Matlwa’s debut novel slices into the glossy façade of post‑apartheid South Africa, following two black girls whose lives expose the hidden costs of chasing whiteness. Pictures Credits: Book bot
By Duncan Mnisi
Book Review – Kopano Matlwa’s Coconut is a brief but punchy novel that reads like a series of diary entries from two very different Black girls growing up in South Africa’s so-called “new” democracy.
Ofilwe, the daughter of a newly wealthy BEE beneficiary, lives cocooned in a white suburban world of private schools, shopping malls and social expectations shaped by whiteness. Fikile — who renames herself “Fix” — scrapes by in a cramped township, hustling for survival while dreaming of a glossy, Westernised life pulled straight from the magazines she devours.

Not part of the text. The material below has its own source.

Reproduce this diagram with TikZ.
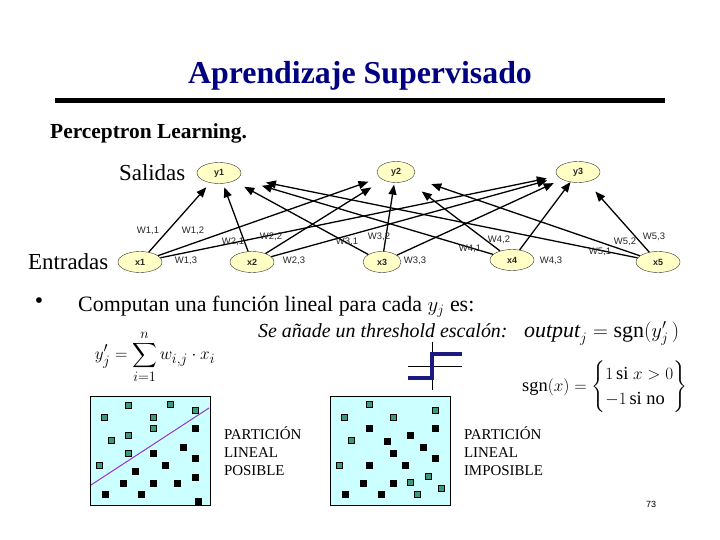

Through their alternating voices, Matlwa exposes the painful contradictions of the “coconut” label — Black on the outside, white on the inside — and interrogates whether South Africa’s post-1994 freedom truly dismantled colonial mindsets, or merely repackaged them.
Matlwa’s language is deliberately simple and sharp. She writes in short, blunt sentences that echo a teenager’s inner monologue, giving the novel an urgent, confessional tone. As one Goodreads reviewer observes, “The author doesn’t hold back with the punches. The characters are full of faults and humanity.”
By placing Ofilwe’s privileged suburb alongside Fikile’s impoverished township, Coconut highlights the enduring economic divide that continues to follow racial lines. South Africa remains one of the most unequal countries in the world, with the top 10% holding around 71% of the nation’s wealth (World Bank, 2023). Matlwa’s storytelling feels like a literary snapshot of that stark reality.
There is also a sharp satirical edge. The title itself is a tongue-in-cheek but cutting label for Black people perceived to be mimicking white culture. As one reader puts it, “A ‘coconut’ in South Africa is what the US calls an ‘Oreo’ — black outside, white inside.”
More than two decades after apartheid, the so-called “born-free” generation is still wrestling with questions of identity, class and belonging. Coconut remains a powerful mirror for South African youth, forcing readers to ask whether the freedom promised in 1994 is genuine, or simply a polished veneer. As one scholar notes, the novel “highlights the fault lines that persist in contemporary South African society.”
Coconut is a quick, eye-opening read that delivers its critique without preaching. Its fragmented, vignette-style structure may feel plotless to some, but that is precisely its strength — capturing the messy, unfinished business of a country still learning how to love its own skin.